▸ Exercise prompt:
Pictures stay out of the copy. Please reproduce only the lines between the one holding "Write the TikZ code for this diagram." and the one holding "minimum width=75pt] (n5)", inclusive.

** Start of Stored rows **

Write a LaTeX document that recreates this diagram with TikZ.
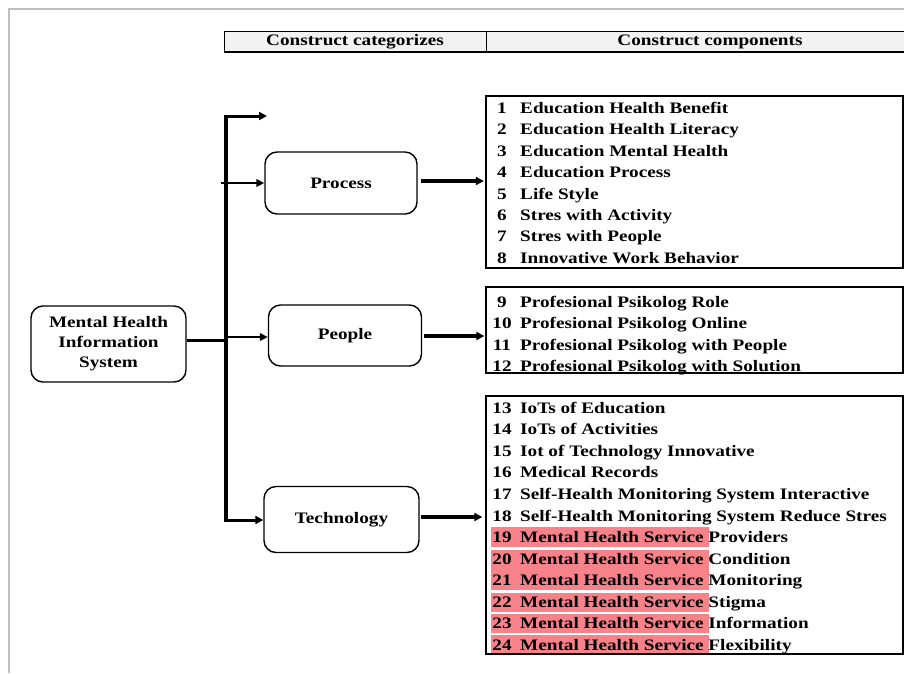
\documentclass[tikz,border=0pt]{standalone}
\usepackage{fontspec}
\setmainfont{Liberation Serif}[FakeStretch=1.2]
\usetikzlibrary{arrows.meta,calc}
\definecolor{hl}{RGB}{248,130,138}
\definecolor{framegray}{RGB}{190,190,190}
\definecolor{hdr}{RGB}{242,242,242}
\newcommand{\bodyfont}{\bfseries\fontsize{16}{20}\selectfont}
\begin{document}
\begin{tikzpicture}[x=1pt,y=-1pt,
  catbox/.style={draw, line width=1.4pt, rounded corners=12pt, font=\bodyfont, align=center, inner sep=0pt},
  listbox/.style={draw, line width=1.3pt, inner sep=0pt},
  item/.style={anchor=base west, inner sep=0pt, font=\bodyfont},
  num/.style={anchor=base, inner sep=0pt, font=\bodyfont},
  hdrtext/.style={inner sep=0pt, font=\bodyfont},
  trunk/.style={line width=3.8pt},
  conn/.style={line width=2.6pt, -{Triangle[length=8pt,width=7.5pt]}},
  conntop/.style={line width=3pt, -{Triangle[length=8pt,width=8pt]}},
  connb/.style={line width=3.8pt, -{Triangle[length=8pt,width=8pt]}}]
\useasboundingbox (0,0) rectangle (904,673);
% outer frame
\draw[framegray, line width=2pt] (8.5,673) -- (8.5,8.5) -- (904,8.5);
% header
\fill[hdr] (224,31) rectangle (904,52);
\draw[line width=1pt] (224,31) -- (904,31);
\draw[line width=1.5pt] (224,52) -- (904,52);
\draw[line width=1pt] (224,31) -- (224,52);
\draw[line width=1pt] (486,31) -- (486,52);
\node[hdrtext] (h1) at (355,42) {Construct categorizes};
\node[hdrtext] (h2) at (710,42) {Construct components};
% highlights
\fill[hl] (491,527) rectangle (709,547);
\fill[hl] (491,549.5) rectangle (709,590);
\fill[hl] (491,592.5) rectangle (709,612);
\fill[hl] (491,614) rectangle (709,633);
\fill[hl] (491,635) rectangle (709,654);
% list boxes
\node[listbox, minimum width=417pt, minimum height=172pt] (b1) at (694.5,182) {};
\node[listbox, minimum width=417pt, minimum height=86pt] (b2) at (694.5,330) {};
\node[listbox, minimum width=417pt, minimum height=258pt] (b3) at (694.5,525) {};
% items
\foreach \i/\t in {1/Education Health Benefit,2/Education Health Literacy,3/Education Mental Health,4/Education Process,5/Life Style,6/Stres with Activity,7/Stres with People,8/Innovative Work Behavior}{
  \pgfmathsetmacro{\yy}{108+21.43*(\i-1)+5.3}
  \node[num] (n\i) at (502,\yy) {\i};
  \node[item] (r\i) at (520,\yy) {\t};
}
\foreach \i/\t in {9/Profesional Psikolog Role,10/Profesional Psikolog Online,11/Profesional Psikolog with People,12/Profesional Psikolog with Solution}{
  \pgfmathsetmacro{\yy}{302+21.4*(\i-9)+5.3}
  \node[num] (n\i) at (502,\yy) {\i};
  \node[item] (r\i) at (520,\yy) {\t};
}
\foreach \i/\t in {13/IoTs of Education,14/IoTs of Activities,15/Iot of Technology Innovative,16/Medical Records,17/Self-Health Monitoring System Interactive,18/Self-Health Monitoring System Reduce Stres,19/Mental Health Service Providers,20/Mental Health Service Condition,21/Mental Health Service Monitoring,22/Mental Health Service Stigma,23/Mental Health Service Information,24/Mental Health Service Flexibility}{
  \pgfmathsetmacro{\yy}{408+21.55*(\i-13)+5.3}
  \node[num] (n\i) at (502,\yy) {\i};
  \node[item] (r\i) at (520,\yy) {\t};
}
% category nodes
\node[catbox, minimum width=155pt, minimum height=76pt] (mh) at (108.5,344) {Mental Health\\Information\\System};
\node[catbox, minimum width=152pt, minimum height=62pt] (proc) at (341,183) {Process};
\node[catbox, minimum width=153pt, minimum height=61pt] (peop) at (345,335.5) {People};
\node[catbox, minimum width=155pt, minimum height=66pt] (tech) at (341.5,519.5) {Technology};
% connector coordinates
\coordinate (jm) at (224,340.5);
\coordinate (t0) at (226,116);
\coordinate (t1) at (267,116);
\coordinate (jt) at (226,520);
\coordinate (jp) at (221,183);
\coordinate (je) at (226,337);
\coordinate (a1) at (0,181);
\coordinate (a2) at (0,336);
\coordinate (a3) at (0,517);
% connectors
\draw[line width=3pt] (mh.east |- jm) -- (jm);
\draw[trunk] ($(jt)+(0,1.5)$) -- ($(t0)+(0,-1.5)$);
\draw[conntop] ($(t0)+(-1.9,0)$) -- (t1);
\draw[conntop] ($(jt)+(-1.9,0)$) -- (tech.west |- jt);
\draw[conn] (jp) -- (proc.west |- jp);
\draw[conn] (je) -- (peop.west |- je);
\draw[connb, shorten <=3pt, shorten >=1.5pt] (proc.east |- a1) -- (b1.west |- a1);
\draw[connb, shorten <=2pt, shorten >=1pt] (peop.east |- a2) -- (b2.west |- a2);
\draw[connb, shorten <=1pt, shorten >=3pt] (tech.east |- a3) -- (b3.west |- a3);
\end{tikzpicture}
\end{document}
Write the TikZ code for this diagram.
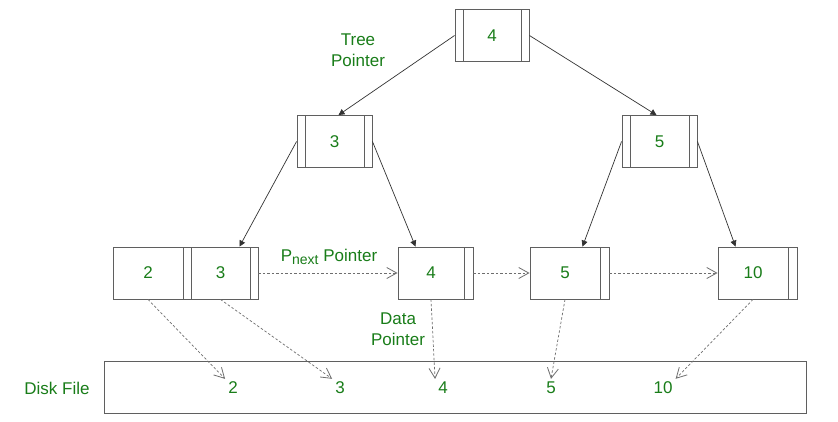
\documentclass[tikz,border=0pt]{standalone}
\usepackage{fontspec}
\setmainfont{Liberation Sans}
\usetikzlibrary{arrows.meta,calc}
\definecolor{txtgreen}{RGB}{25,125,25}
\definecolor{boxgray}{RGB}{95,95,95}
\definecolor{dashgray}{RGB}{110,110,110}
\begin{document}
\begin{tikzpicture}[x=1pt,y=-1pt,
  font=\fontsize{17}{21}\selectfont,
  keybox/.style={draw=boxgray, line width=0.9pt, fill=white, minimum height=52pt, inner sep=0pt, text=txtgreen},
  dbl/.style={keybox, path picture={
    \draw[boxgray, line width=0.9pt]
      ([xshift=8pt]path picture bounding box.north west) -- ([xshift=8pt]path picture bounding box.south west)
      ([xshift=-8pt]path picture bounding box.north east) -- ([xshift=-8pt]path picture bounding box.south east);}},
  leafbox/.style={keybox, path picture={
    \draw[boxgray, line width=0.9pt]
      ([xshift=-#1]path picture bounding box.north east) -- ([xshift=-#1]path picture bounding box.south east);}},
  lbl/.style={text=txtgreen, inner sep=0pt, align=center},
  dnum/.style={text=txtgreen, inner sep=3pt},
  tp/.style={draw=black!80, line width=0.7pt, -{Triangle[length=6pt,width=6pt]}},
  dp/.style={draw=dashgray, line width=0.7pt, dash pattern=on 2.5pt off 2pt,
    -{Straight Barb[length=10pt,width=11pt,line width=0.8pt]}}
]
\useasboundingbox[fill=white] (0,0) rectangle (838,421);

% internal nodes
\node[dbl, minimum width=74pt] (root) at (492,35.5) {4};
\node[dbl, minimum width=75pt] (n3) at (334.5,141.5) {3};
\node[dbl, minimum width=75pt] (n5) at (659.5,141.5) {5};

% leaf nodes
\node[leafbox=8pt, minimum width=78pt] (l2) at (152,273) {\hspace*{-8pt}2};
\node[leafbox=8pt, minimum width=67pt] (l3) at (224.5,273) {\hspace*{-8pt}3};
\node[leafbox=9pt, minimum width=75pt] (l4) at (435.5,273) {\hspace*{-9pt}4};
\node[leafbox=9pt, minimum width=79pt] (l5) at (569.5,273) {\hspace*{-9pt}5};
\node[leafbox=9pt, minimum width=79pt] (l10) at (757.5,273) {\hspace*{-9pt}10};

% disk file
\node[draw=boxgray, line width=0.9pt, minimum width=702pt, minimum height=52pt, inner sep=0pt] (disk) at (455,387) {};
\node[lbl] (dlabel) at (57,388) {Disk File};
\node[dnum] (d2) at (233,388) {2};
\node[dnum] (d3) at (340,388) {3};
\node[dnum] (d4) at (443,388) {4};
\node[dnum] (d5) at (551,388) {5};
\node[dnum] (d10) at (663,388) {10};

% labels
\node[lbl] (tpl) at (358,50) {Tree\\Pointer};
\node[lbl] (pnl) at (329,257) {P\raisebox{-3.5pt}{\fontsize{14}{14}\selectfont next} Pointer};
\node[lbl] (dpl) at (398,329) {Data\\Pointer};

% tree pointers
\draw[tp] (root.west) -- ([xshift=4pt]n3.north);
\draw[tp] (root.east) -- ([xshift=-3pt]n5.north);
\draw[tp] (n3.west) -- ([xshift=15pt]l3.north);
\draw[tp] (n3.east) -- ([xshift=-20pt]l4.north);
\draw[tp] (n5.west) -- ([xshift=13pt]l5.north);
\draw[tp] (n5.east) -- ([xshift=-22pt]l10.north);

% next pointers
\draw[dp] (l3.east) -- (l4.west);
\draw[dp] (l4.east) -- (l5.west);
\draw[dp] (l5.east) -- (l10.west);

% data pointers
\draw[dp] ([xshift=-4pt]l2.south) -- (d2.north west);
\draw[dp] ([xshift=-4pt]l3.south) -- (d3.north west);
\draw[dp] ([xshift=-4.5pt]l4.south) -- (d4.north west);
\draw[dp] ([xshift=-4.5pt]l5.south) -- (d5.north);
\draw[dp] ([xshift=-4.5pt]l10.south) -- (d10.north east);
\end{tikzpicture}
\end{document}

** End of Stored rows **

▸ Full output:
Write the TikZ code for this diagram.
\documentclass[tikz,border=0pt]{standalone}
\usepackage{fontspec}
\setmainfont{Liberation Sans}
\usetikzlibrary{arrows.meta,calc}
\definecolor{txtgreen}{RGB}{25,125,25}
\definecolor{boxgray}{RGB}{95,95,95}
\definecolor{dashgray}{RGB}{110,110,110}
\begin{document}
\begin{tikzpicture}[x=1pt,y=-1pt,
  font=\fontsize{17}{21}\selectfont,
  keybox/.style={draw=boxgray, line width=0.9pt, fill=white, minimum height=52pt, inner sep=0pt, text=txtgreen},
  dbl/.style={keybox, path picture={
    \draw[boxgray, line width=0.9pt]
      ([xshift=8pt]path picture bounding box.north west) -- ([xshift=8pt]path picture bounding box.south west)
      ([xshift=-8pt]path picture bounding box.north east) -- ([xshift=-8pt]path picture bounding box.south east);}},
  leafbox/.style={keybox, path picture={
    \draw[boxgray, line width=0.9pt]
      ([xshift=-#1]path picture bounding box.north east) -- ([xshift=-#1]path picture bounding box.south east);}},
  lbl/.style={text=txtgreen, inner sep=0pt, align=center},
  dnum/.style={text=txtgreen, inner sep=3pt},
  tp/.style={draw=black!80, line width=0.7pt, -{Triangle[length=6pt,width=6pt]}},
  dp/.style={draw=dashgray, line width=0.7pt, dash pattern=on 2.5pt off 2pt,
    -{Straight Barb[length=10pt,width=11pt,line width=0.8pt]}}
]
\useasboundingbox[fill=white] (0,0) rectangle (838,421);

% internal nodes
\node[dbl, minimum width=74pt] (root) at (492,35.5) {4};
\node[dbl, minimum width=75pt] (n3) at (334.5,141.5) {3};
\node[dbl, minimum width=75pt] (n5) at (659.5,141.5) {5};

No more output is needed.